Le lettere dell’Agazzotti sono incredibilmente precise e funsero da base per la nascita della grande leggenda dell’Aceto Balsamico Tradizionale DOP, spiegando passo per passo la produzione del più pregiato aceto del mondo.
Accanto a questa tradizione, continuò a svilupparsi una più contadina, oggi base del ben più diffuso ma meno pregiato Aceto Balsamico IGP.
Arrivando nella seconda metà del Novecento, abbiamo la nascita dei primi consorzi. Da notare che, ancora nel 1967, con la fondazione della Consorteria dell’Aceto Balsamico Tradizionale DOP di Modena, venne presa la lettera dell’Agazzotti per definire con precisione la metodologia di produzione dell’Aceto Balsamico divenuto DOP.

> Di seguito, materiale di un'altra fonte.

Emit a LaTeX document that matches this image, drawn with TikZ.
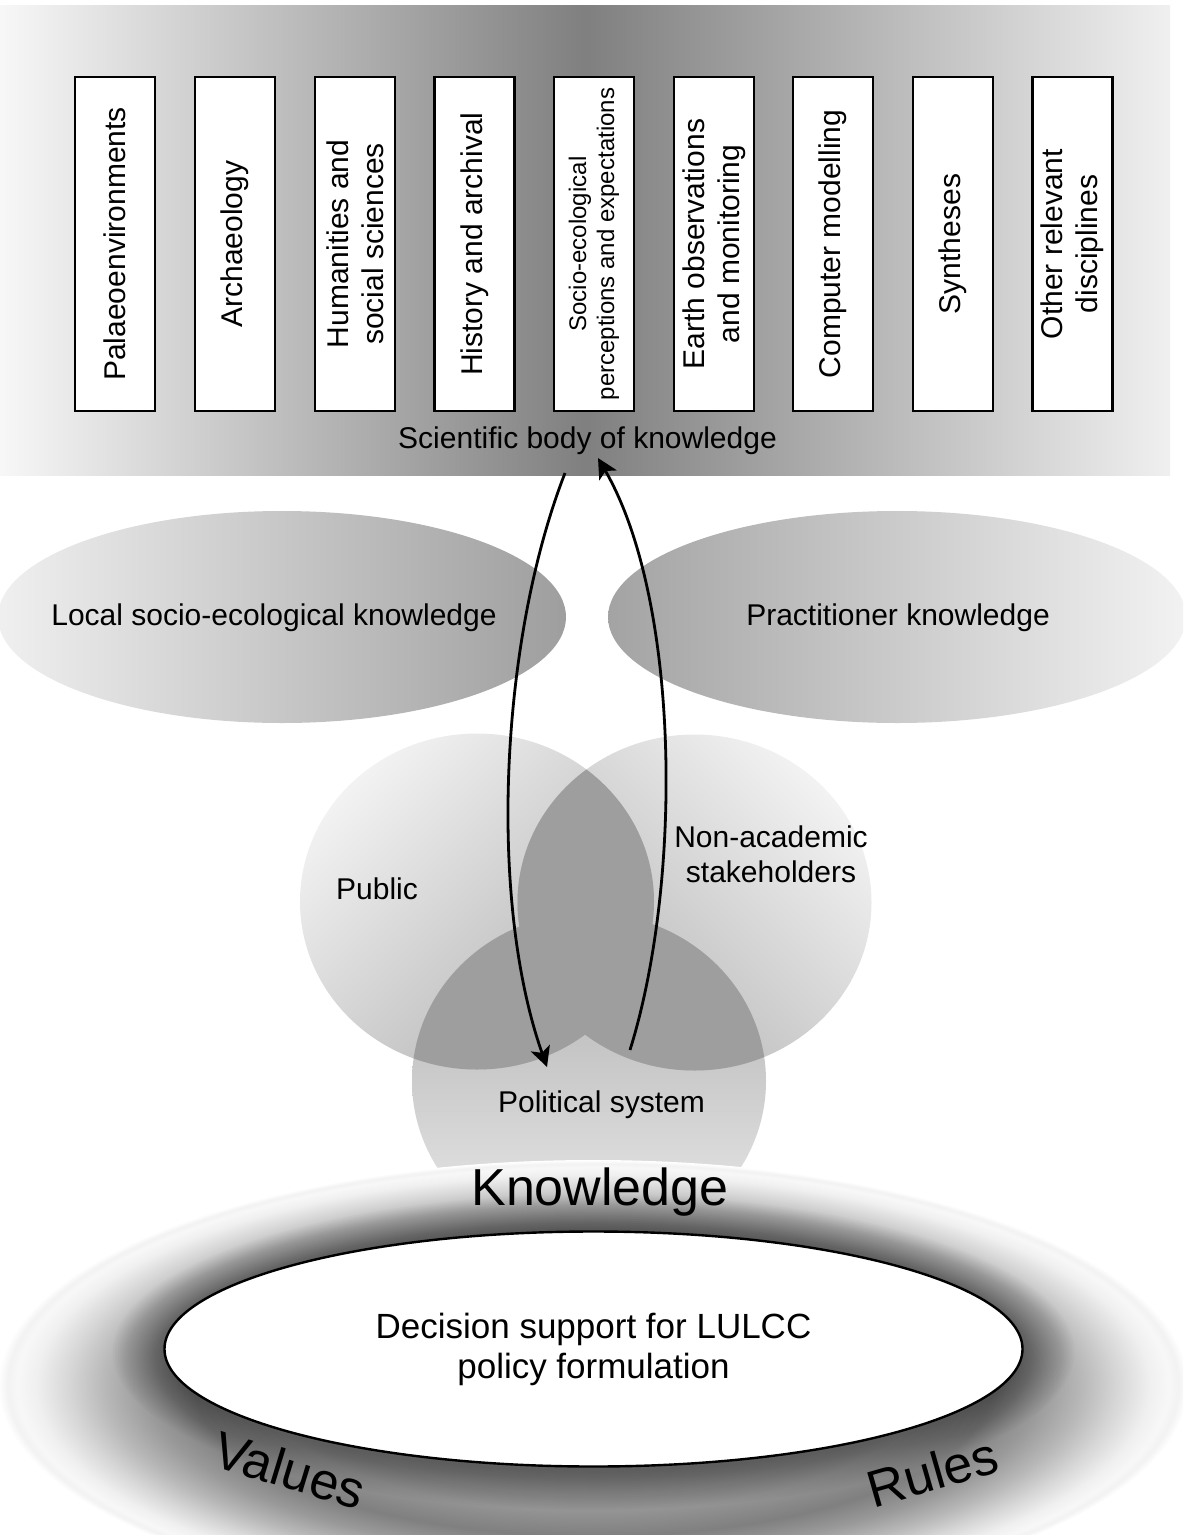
\documentclass[tikz,border=0pt]{standalone}
\usepackage{fontspec}
\setmainfont{Liberation Sans}
\usetikzlibrary{arrows.meta,shapes.geometric}
\pgfdeclareradialshading{halo}{\pgfpointorigin}{%
color(0bp)=(black!40);
color(14bp)=(black!42);
color(16.75bp)=(black!50);
color(18.75bp)=(black!40);
color(20.5bp)=(black!28);
color(22bp)=(black!16);
color(23.4bp)=(black!6);
color(24.2bp)=(black!3);
color(24.6bp)=(black!5);
color(25bp)=(white);
color(50bp)=(white)}
\begin{document}
\begin{tikzpicture}[x=0.5pt,y=-0.5pt,
  discbox/.style={draw=black, line width=1.3pt, fill=white, rotate=90,
    minimum width=167pt, minimum height=40pt, inner sep=0pt, align=center,
    font=\fontsize{15}{17.5}\selectfont},
  lbl/.style={inner sep=0pt, align=center, font=\fontsize{15}{17.5}\selectfont},
  bigl/.style={inner sep=0pt, font=\fontsize{26}{30}\selectfont},
  lens/.style={fill=black!38},
  arr/.style={line width=1.4pt, -{Stealth[length=10pt,width=10pt,inset=2.5pt]}}
]
\useasboundingbox (0,0) rectangle (1183,1535);
\clip (0,0) rectangle (1183,1535);

% ---- top band: scientific body of knowledge
\shade[left color=black!3, right color=black!6, middle color=black!50]
  (0,6) rectangle (1170,475);

\node[discbox] (b1) at (115,244) {Palaeoenvironments};
\node[discbox] (b2) at (235,244) {Archaeology};
\node[discbox] (b3) at (355,244) {Humanities and\\social sciences};
\node[discbox] (b4) at (474.5,244) {History and archival};
\node[discbox, font=\fontsize{12}{14}\selectfont] (b5) at (594,244) {Socio-ecological\\perceptions and expectations};
\node[discbox] (b6) at (714,244) {Earth observations\\and monitoring};
\node[discbox] (b7) at (833,244) {Computer modelling};
\node[discbox] (b8) at (953,244) {Syntheses};
\node[discbox] (b9) at (1072.5,244) {Other relevant\\disciplines};

\node[lbl, anchor=base] (sci) at (587.5,448) {Scientific body of knowledge};

% ---- knowledge ellipses
\shade[left color=black!6, right color=black!38] (282,617) ellipse [x radius=142pt, y radius=53pt];
\shade[left color=black!36, right color=black!5] (897,617) ellipse [x radius=144.5pt, y radius=53pt];
\node[lbl, anchor=base] (local) at (274,625.7) {Local socio-ecological knowledge};
\node[lbl, anchor=base] (pract) at (898,625.7) {Practitioner knowledge};

% ---- three circles
\shade[top color=black!32, bottom color=black!8] (589,1081) ellipse [x radius=88.5pt, y radius=84pt];
\shade[top color=black!5, bottom color=black!30, shading angle=45] (477,901.5) ellipse [x radius=88.5pt, y radius=84pt];
\shade[top color=black!5, bottom color=black!30, shading angle=-45] (694.5,902.5) ellipse [x radius=88.5pt, y radius=84pt];
\begin{scope}
  \clip (477,901.5) ellipse [x radius=88.5pt, y radius=84pt];
  \fill[lens] (694.5,902.5) ellipse [x radius=88.5pt, y radius=84pt];
  \fill[lens] (589,1081) ellipse [x radius=88.5pt, y radius=84pt];
\end{scope}
\begin{scope}
  \clip (694.5,902.5) ellipse [x radius=88.5pt, y radius=84pt];
  \fill[lens] (589,1081) ellipse [x radius=88.5pt, y radius=84pt];
\end{scope}
\node[lbl, anchor=base] (pub) at (377,899) {Public};
\node[lbl, anchor=base] (nonac) at (771,882) {Non-academic\\stakeholders};
\node[lbl, anchor=base] (pol) at (601.5,1112) {Political system};

% ---- arrows
\coordinate (a1s) at (565,473);
\coordinate (a1e) at (547,1067);
\coordinate (a2s) at (630,1050);
\coordinate (a2e) at (598,458);
\draw[arr] (a1s) .. controls (500,640) and (488,900) .. (a1e);
\draw[arr] (a2s) .. controls (683,880) and (680,600) .. (a2e);

% ---- halo and decision support
\shade[shading=halo] (593,1385) ellipse [x radius=297.5pt, y radius=112.5pt];
\foreach \d in {40,38,...,2}
  \fill[black, fill opacity=0.021] (593.5,1352) ellipse [x radius={214.5pt+0.65pt*\d}, y radius={58.75pt+0.5pt*\d}];
\draw[line width=1.2pt, fill=white] (593.5,1349) ellipse [x radius=214.5pt, y radius=58.75pt];
\node[lbl, font=\fontsize{17.5}{20}\selectfont] (dec) at (593.5,1349)
  {Decision support for LULCC\\policy formulation};

\node[bigl, anchor=base] (know) at (600,1205) {Knowledge};
\node[bigl, rotate=-17] (val) at (290,1470) {Values};
\node[bigl, rotate=16] (rul) at (932,1472) {Rules};
\end{tikzpicture}
\end{document}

Più Aceti Balsamici, più consorzi
Dopo anni e anni di diatribe tra gli appassionati, l’Unione Europea ha deciso di mettere a tacere tutte le polemiche sulle diverse tipologie di Aceto Balsamico, delineando a partire dal 2000 una situazione rimasta praticamente invariata fino ad oggi.
Sono stati infatti riconosciuti alla fine del secolo scorso due diverse Denominazioni di Origine Protetta (DOP), ovvero due differenti Aceti Balsamici Tradizionale DOP: quello di Modena e quello di Reggio Emilia, differenti non solo per la locazione dei vigneti, ma anche per l’imbottigliamento e alcune note di sapore.
Ovviamente, accanto a questi due pregiatissimi consorzi, vi è anche il più diffuso Aceto Balsamico di Modena IGP, il quale rimane comunque, in alcuni casi, un prodotto di altissimo livello nonché il diretto discendente del Balsamico Tradizionale DOP, simbolo di una tradizione contadina lunga moltissimi secoli.
Conclusione
Raccontare questa breve storia dell’Aceto Balsamico è stato un onore, nella speranza di aver trasmesso il messaggio chiave: scegliendo di acquistare dell’Aceto Balsamico Tradizionale DOP si sceglie di acquistare un prodotto pregiato e di tradizione. Si sceglie di acquistare parte della storia del territorio emiliano, frutto di una tradizione tramandata nei secoli e risalente ad epoche lontanissime dalla nostra.